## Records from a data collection
——

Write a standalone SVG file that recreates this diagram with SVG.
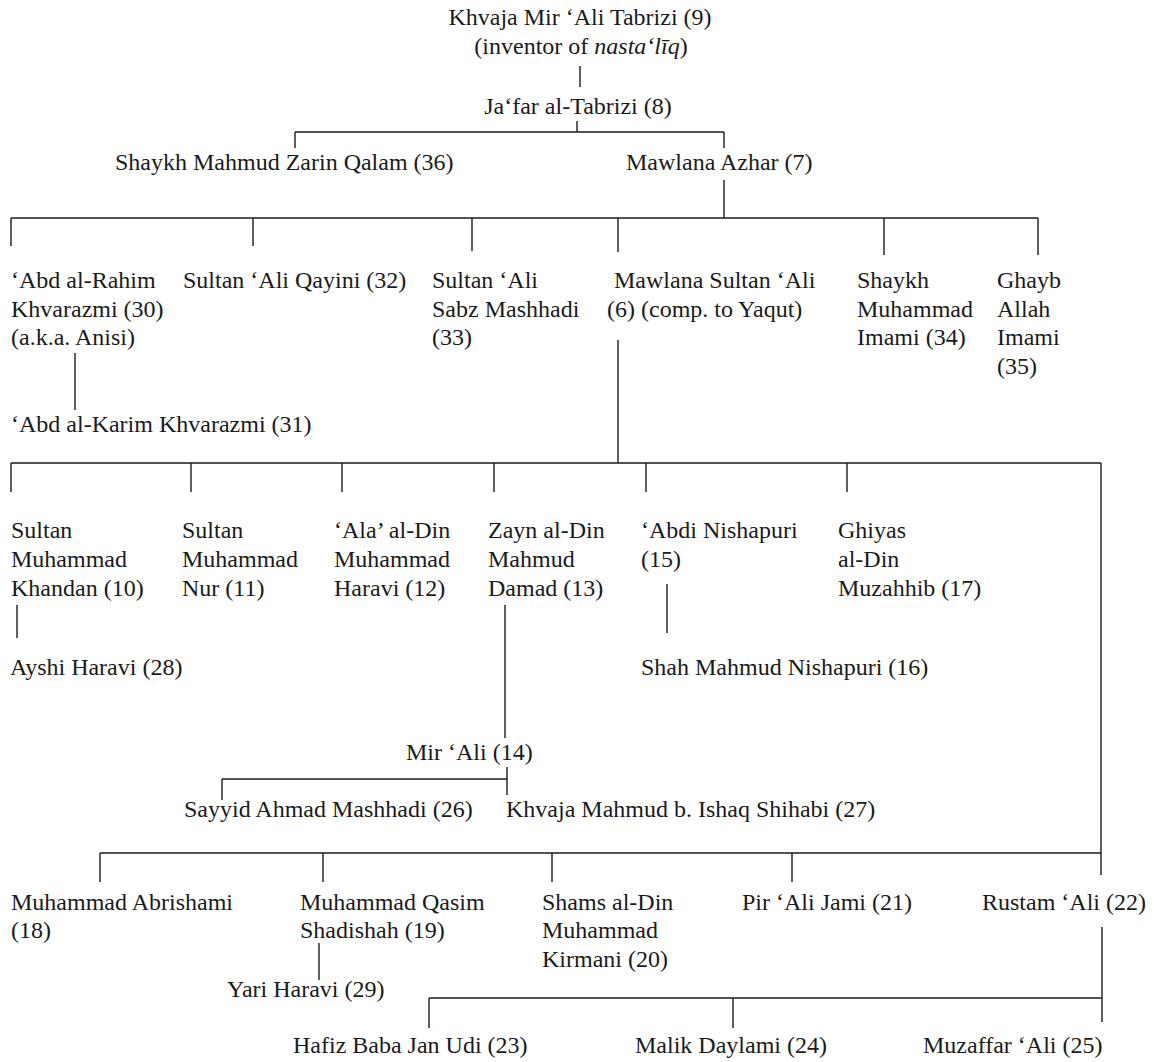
<svg xmlns="http://www.w3.org/2000/svg" width="1154" height="1062" viewBox="0 0 1154 1062">
<style>
text{font-family:'Liberation Serif',serif;font-size:24px;fill:#1a1a1a}
.m{text-anchor:middle}
#connectors line{stroke:#1a1a1a;stroke-width:1.4;fill:none}
</style>
<rect width="1154" height="1062" fill="#ffffff"/>
<g id="connectors">
<line x1="580" y1="66" x2="580" y2="87"/>
<line x1="577" y1="121" x2="577" y2="132"/>
<line x1="295" y1="132" x2="724" y2="132"/>
<line x1="295" y1="132" x2="295" y2="148"/>
<line x1="724" y1="132" x2="724" y2="148"/>
<line x1="724" y1="180" x2="724" y2="218"/>
<line x1="11" y1="218" x2="1038" y2="218"/>
<line x1="11" y1="218" x2="11" y2="246"/>
<line x1="253" y1="218" x2="253" y2="246"/>
<line x1="472" y1="218" x2="472" y2="251"/>
<line x1="618" y1="218" x2="618" y2="252"/>
<line x1="884" y1="218" x2="884" y2="255"/>
<line x1="1038" y1="218" x2="1038" y2="255"/>
<line x1="75" y1="353" x2="75" y2="410"/>
<line x1="618" y1="340" x2="618" y2="463"/>
<line x1="11" y1="463" x2="1101" y2="463"/>
<line x1="11" y1="463" x2="11" y2="492"/>
<line x1="191" y1="463" x2="191" y2="492"/>
<line x1="342" y1="463" x2="342" y2="492"/>
<line x1="494" y1="463" x2="494" y2="492"/>
<line x1="646" y1="463" x2="646" y2="492"/>
<line x1="847" y1="463" x2="847" y2="492"/>
<line x1="1101" y1="463" x2="1101" y2="875"/>
<line x1="17" y1="605" x2="17" y2="638"/>
<line x1="667" y1="584" x2="667" y2="633"/>
<line x1="505" y1="605" x2="505" y2="738"/>
<line x1="507" y1="767" x2="507" y2="795"/>
<line x1="222" y1="779" x2="507" y2="779"/>
<line x1="222" y1="779" x2="222" y2="800"/>
<line x1="100" y1="853" x2="1101" y2="853"/>
<line x1="100" y1="853" x2="100" y2="882"/>
<line x1="323" y1="853" x2="323" y2="882"/>
<line x1="552" y1="853" x2="552" y2="882"/>
<line x1="792" y1="853" x2="792" y2="882"/>
<line x1="319" y1="943" x2="319" y2="980"/>
<line x1="1102" y1="927" x2="1102" y2="1022"/>
<line x1="429" y1="998" x2="1102" y2="998"/>
<line x1="429" y1="998" x2="429" y2="1028"/>
<line x1="733" y1="998" x2="733" y2="1028"/>
</g>
<g font-family="Liberation Serif, serif">
<g id="n9"><text class="m" x="580" y="25">Khvaja Mir ‘Ali Tabrizi (9)</text><text class="m" x="581" y="54">(inventor of <tspan font-style="italic">nasta‘līq</tspan>)</text></g>
<g id="n8"><text class="m" x="578" y="114">Ja‘far al-Tabrizi (8)</text></g>
<g id="n36"><text x="115" y="170">Shaykh Mahmud Zarin Qalam (36)</text></g>
<g id="n7"><text x="626" y="170">Mawlana Azhar (7)</text></g>
<g id="n30"><text x="11" y="288">‘Abd al-Rahim</text><text x="11" y="317">Khvarazmi (30)</text><text x="11" y="345">(a.k.a. Anisi)</text></g>
<g id="n32"><text x="183" y="288">Sultan ‘Ali Qayini (32)</text></g>
<g id="n33"><text x="432" y="288">Sultan ‘Ali</text><text x="432" y="317">Sabz Mashhadi</text><text x="432" y="345">(33)</text></g>
<g id="n6"><text x="614" y="288">Mawlana Sultan ‘Ali</text><text x="607" y="317">(6) (comp. to Yaqut)</text></g>
<g id="n34"><text x="857" y="288">Shaykh</text><text x="857" y="317">Muhammad</text><text x="857" y="345">Imami (34)</text></g>
<g id="n35"><text x="997" y="288">Ghayb</text><text x="997" y="317">Allah</text><text x="997" y="345">Imami</text><text x="997" y="374">(35)</text></g>
<g id="n31"><text x="11" y="432">‘Abd al-Karim Khvarazmi (31)</text></g>
<g id="n10"><text x="11" y="538">Sultan</text><text x="11" y="567">Muhammad</text><text x="11" y="596">Khandan (10)</text></g>
<g id="n11"><text x="182" y="538">Sultan</text><text x="182" y="567">Muhammad</text><text x="182" y="596">Nur (11)</text></g>
<g id="n12"><text x="334" y="538">‘Ala’ al-Din</text><text x="334" y="567">Muhammad</text><text x="334" y="596">Haravi (12)</text></g>
<g id="n13"><text x="488" y="538">Zayn al-Din</text><text x="488" y="567">Mahmud</text><text x="488" y="596">Damad (13)</text></g>
<g id="n15"><text x="641" y="538">‘Abdi Nishapuri</text><text x="641" y="567">(15)</text></g>
<g id="n17"><text x="838" y="538">Ghiyas</text><text x="838" y="567">al-Din</text><text x="838" y="596">Muzahhib (17)</text></g>
<g id="n28"><text x="10" y="675">Ayshi Haravi (28)</text></g>
<g id="n16"><text x="641" y="675">Shah Mahmud Nishapuri (16)</text></g>
<g id="n14"><text x="406" y="760">Mir ‘Ali (14)</text></g>
<g id="n26"><text x="184" y="817">Sayyid Ahmad Mashhadi (26)</text></g>
<g id="n27"><text x="506" y="817">Khvaja Mahmud b. Ishaq Shihabi (27)</text></g>
<g id="n18"><text x="11" y="910">Muhammad Abrishami</text><text x="11" y="938">(18)</text></g>
<g id="n19"><text x="300" y="910">Muhammad Qasim</text><text x="300" y="938">Shadishah (19)</text></g>
<g id="n20"><text x="542" y="910">Shams al-Din</text><text x="542" y="938">Muhammad</text><text x="542" y="967">Kirmani (20)</text></g>
<g id="n21"><text x="742" y="910">Pir ‘Ali Jami (21)</text></g>
<g id="n22"><text x="982" y="910">Rustam ‘Ali (22)</text></g>
<g id="n29"><text x="227" y="997">Yari Haravi (29)</text></g>
<g id="n23"><text x="293" y="1053">Hafiz Baba Jan Udi (23)</text></g>
<g id="n24"><text x="635" y="1053">Malik Daylami (24)</text></g>
<g id="n25"><text x="923" y="1053">Muzaffar ‘Ali (25)</text></g>
</g>
</svg>
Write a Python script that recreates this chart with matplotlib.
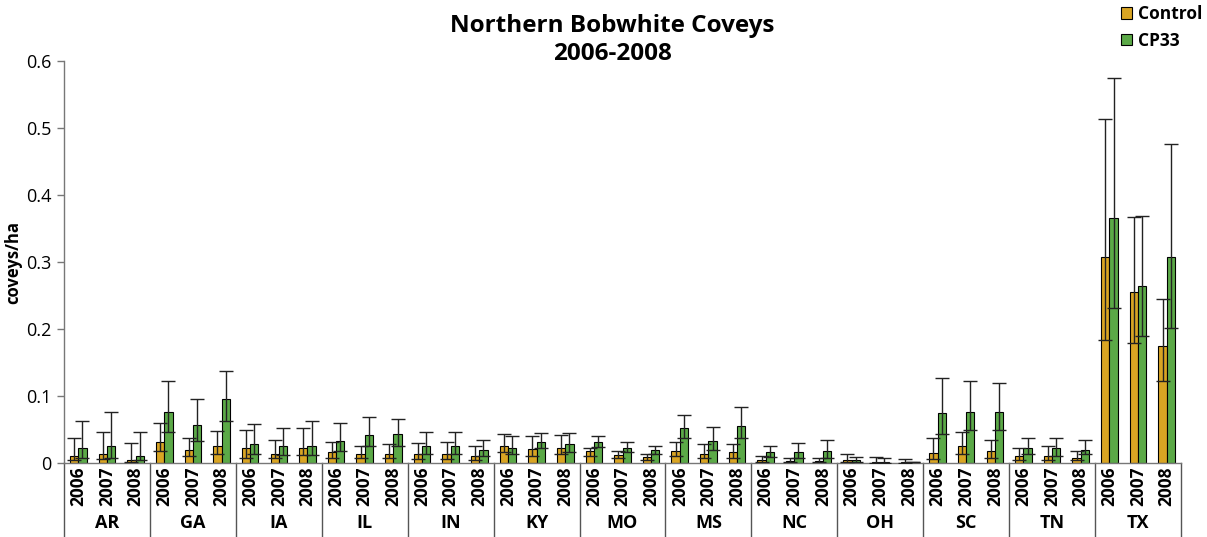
import numpy as np
import matplotlib
matplotlib.use("Agg")
import matplotlib.pyplot as plt
from matplotlib.transforms import blended_transform_factory
from matplotlib.ticker import FuncFormatter
from matplotlib.patches import Patch

plt.rcParams['font.family'] = ['Open Sans', 'DejaVu Sans']

states = ["AR", "GA", "IA", "IL", "IN", "KY", "MO", "MS", "NC", "OH", "SC", "TN", "TX"]
years = ["2006", "2007", "2008"]

control = [0.011, 0.014, 0.005, 0.032, 0.019, 0.026, 0.023, 0.013, 0.023,
           0.016, 0.013, 0.014, 0.014, 0.013, 0.011, 0.026, 0.021, 0.023,
           0.018, 0.012, 0.009, 0.018, 0.014, 0.016, 0.005, 0.003, 0.003,
           0.005, 0.0015, 0.001, 0.015, 0.025, 0.018, 0.010, 0.010, 0.008,
           0.307, 0.255, 0.174]
control_hi = [0.038, 0.046, 0.030, 0.059, 0.038, 0.048, 0.050, 0.035, 0.052,
              0.032, 0.026, 0.029, 0.030, 0.032, 0.025, 0.044, 0.040, 0.042,
              0.023, 0.018, 0.014, 0.032, 0.028, 0.028, 0.011, 0.008, 0.008,
              0.014, 0.009, 0.006, 0.037, 0.046, 0.035, 0.023, 0.025, 0.018,
              0.513, 0.367, 0.245]
control_lo = [0.005, 0.006, 0.001, 0.018, 0.010, 0.013, 0.008, 0.007, 0.012,
              0.007, 0.007, 0.007, 0.006, 0.006, 0.005, 0.017, 0.011, 0.014,
              0.010, 0.008, 0.005, 0.010, 0.007, 0.008, 0.002, 0.001, 0.001,
              0.001, 0.0, 0.0, 0.006, 0.013, 0.008, 0.005, 0.005, 0.004,
              0.184, 0.179, 0.122]

cp33 = [0.023, 0.025, 0.011, 0.076, 0.057, 0.095, 0.028, 0.026, 0.026,
        0.033, 0.042, 0.043, 0.026, 0.025, 0.019, 0.023, 0.032, 0.028,
        0.032, 0.023, 0.019, 0.052, 0.033, 0.055, 0.016, 0.016, 0.018,
        0.004, 0.0015, 0.0015, 0.075, 0.076, 0.076, 0.023, 0.022, 0.020,
        0.365, 0.264, 0.308]
cp33_hi = [0.062, 0.076, 0.046, 0.122, 0.095, 0.137, 0.058, 0.052, 0.062,
           0.059, 0.069, 0.066, 0.047, 0.047, 0.035, 0.040, 0.045, 0.045,
           0.040, 0.032, 0.026, 0.071, 0.054, 0.083, 0.026, 0.030, 0.035,
           0.009, 0.008, 0.002, 0.127, 0.122, 0.120, 0.038, 0.037, 0.035,
           0.575, 0.369, 0.476]
cp33_lo = [0.007, 0.007, 0.004, 0.047, 0.033, 0.063, 0.013, 0.012, 0.012,
           0.018, 0.026, 0.026, 0.014, 0.013, 0.011, 0.013, 0.022, 0.017,
           0.024, 0.016, 0.013, 0.038, 0.019, 0.038, 0.009, 0.007, 0.008,
           0.001, 0.0, 0.001, 0.044, 0.049, 0.049, 0.014, 0.011, 0.013,
           0.231, 0.189, 0.201]

col_control = "#D9A523"
col_cp33 = "#5BA947"

W, H = 1207, 537
fig = plt.figure(figsize=(W / 100, H / 100), dpi=100)
ax_left, ax_right, ax_top, ax_bottom = 64, 1181, 61, 463
ax = fig.add_axes([ax_left / W, (H - ax_bottom) / H,
                   (ax_right - ax_left) / W, (ax_bottom - ax_top) / H])

n = len(control)
x = np.arange(n)
bw = 0.29

c = np.array(control)
p = np.array(cp33)
ax.bar(x - bw / 2, c, bw, color=col_control, edgecolor="black", linewidth=0.8, zorder=2)
ax.bar(x + bw / 2, p, bw, color=col_cp33, edgecolor="black", linewidth=0.8, zorder=2)

err_c = [c - np.array(control_lo), np.array(control_hi) - c]
err_p = [p - np.array(cp33_lo), np.array(cp33_hi) - p]
for xs, ys, err in [(x - bw / 2, c, err_c), (x + bw / 2, p, err_p)]:
    ax.errorbar(xs, ys, yerr=err, fmt="none", ecolor="#222222",
                elinewidth=1.0, capsize=5, capthick=1.0, zorder=3)

ax.set_xlim(-0.5, n - 0.5)
ax.set_ylim(0, 0.6)
ax.set_yticks(np.arange(0, 0.61, 0.1))
ax.yaxis.set_major_formatter(FuncFormatter(lambda v, _: "%g" % round(v, 2)))
ax.tick_params(axis="y", direction="out", length=5, width=1, color="#777777",
               labelsize=13, pad=4)
ax.set_xticks([])

for s in ["top", "right"]:
    ax.spines[s].set_visible(False)
for s in ["left", "bottom"]:
    ax.spines[s].set_color("#777777")
    ax.spines[s].set_linewidth(1.0)

ax.set_ylabel("coveys/ha", fontsize=12, fontweight="bold")
ax_h = ax_bottom - ax_top
ax.yaxis.set_label_coords((22 - ax_left) / (ax_right - ax_left), (ax_bottom - 263) / ax_h)

# grouped category labels below the axis: years, then states, with separators
tr = blended_transform_factory(ax.transData, ax.transAxes)
for i in range(n):
    ax.text(i, -4 / ax_h, years[i % 3], transform=tr, rotation=90,
            ha="center", va="top", fontsize=12.5, fontweight="bold", clip_on=False)
for g, st in enumerate(states):
    ax.text(g * 3 + 1, -(523 - ax_bottom) / ax_h, st, transform=tr, ha="center",
            va="center", fontsize=13, fontweight="bold", clip_on=False)
bottom_y = -(H - ax_bottom) / ax_h
for g in range(len(states) + 1):
    xs = g * 3 - 0.5
    ax.plot([xs, xs], [0, bottom_y], transform=tr, color="#555555",
            linewidth=1.0, clip_on=False)

fig.text(612 / W, 1 - 40 / H, "Northern Bobwhite Coveys\n2006-2008",
         ha="center", va="center", fontsize=17.5, fontweight="bold", linespacing=1.2)

handles = [Patch(facecolor=col_control, edgecolor="black", linewidth=0.8, label="Control"),
           Patch(facecolor=col_cp33, edgecolor="black", linewidth=0.8, label="CP33")]
fig.legend(handles=handles, loc="upper left", bbox_to_anchor=(1121 / W, 1 - 5 / H),
           frameon=False, borderpad=0, borderaxespad=0,
           prop={"size": 12.5, "weight": "bold"},
           handlelength=0.65, handleheight=0.65, handletextpad=0.35, labelspacing=0.5)

fig.savefig("out.png", dpi=100)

——

Reproduce the lines above starting at the one with "Write a Python" and ending at the one with "0.184, 0.179, 0.122]", both included, exactly and with no pictures.

Write a Python script that recreates this chart with matplotlib.
import numpy as np
import matplotlib
matplotlib.use("Agg")
import matplotlib.pyplot as plt
from matplotlib.transforms import blended_transform_factory
from matplotlib.ticker import FuncFormatter
from matplotlib.patches import Patch

plt.rcParams['font.family'] = ['Open Sans', 'DejaVu Sans']

states = ["AR", "GA", "IA", "IL", "IN", "KY", "MO", "MS", "NC", "OH", "SC", "TN", "TX"]
years = ["2006", "2007", "2008"]

control = [0.011, 0.014, 0.005, 0.032, 0.019, 0.026, 0.023, 0.013, 0.023,
           0.016, 0.013, 0.014, 0.014, 0.013, 0.011, 0.026, 0.021, 0.023,
           0.018, 0.012, 0.009, 0.018, 0.014, 0.016, 0.005, 0.003, 0.003,
           0.005, 0.0015, 0.001, 0.015, 0.025, 0.018, 0.010, 0.010, 0.008,
           0.307, 0.255, 0.174]
control_hi = [0.038, 0.046, 0.030, 0.059, 0.038, 0.048, 0.050, 0.035, 0.052,
              0.032, 0.026, 0.029, 0.030, 0.032, 0.025, 0.044, 0.040, 0.042,
              0.023, 0.018, 0.014, 0.032, 0.028, 0.028, 0.011, 0.008, 0.008,
              0.014, 0.009, 0.006, 0.037, 0.046, 0.035, 0.023, 0.025, 0.018,
              0.513, 0.367, 0.245]
control_lo = [0.005, 0.006, 0.001, 0.018, 0.010, 0.013, 0.008, 0.007, 0.012,
              0.007, 0.007, 0.007, 0.006, 0.006, 0.005, 0.017, 0.011, 0.014,
              0.010, 0.008, 0.005, 0.010, 0.007, 0.008, 0.002, 0.001, 0.001,
              0.001, 0.0, 0.0, 0.006, 0.013, 0.008, 0.005, 0.005, 0.004,
              0.184, 0.179, 0.122]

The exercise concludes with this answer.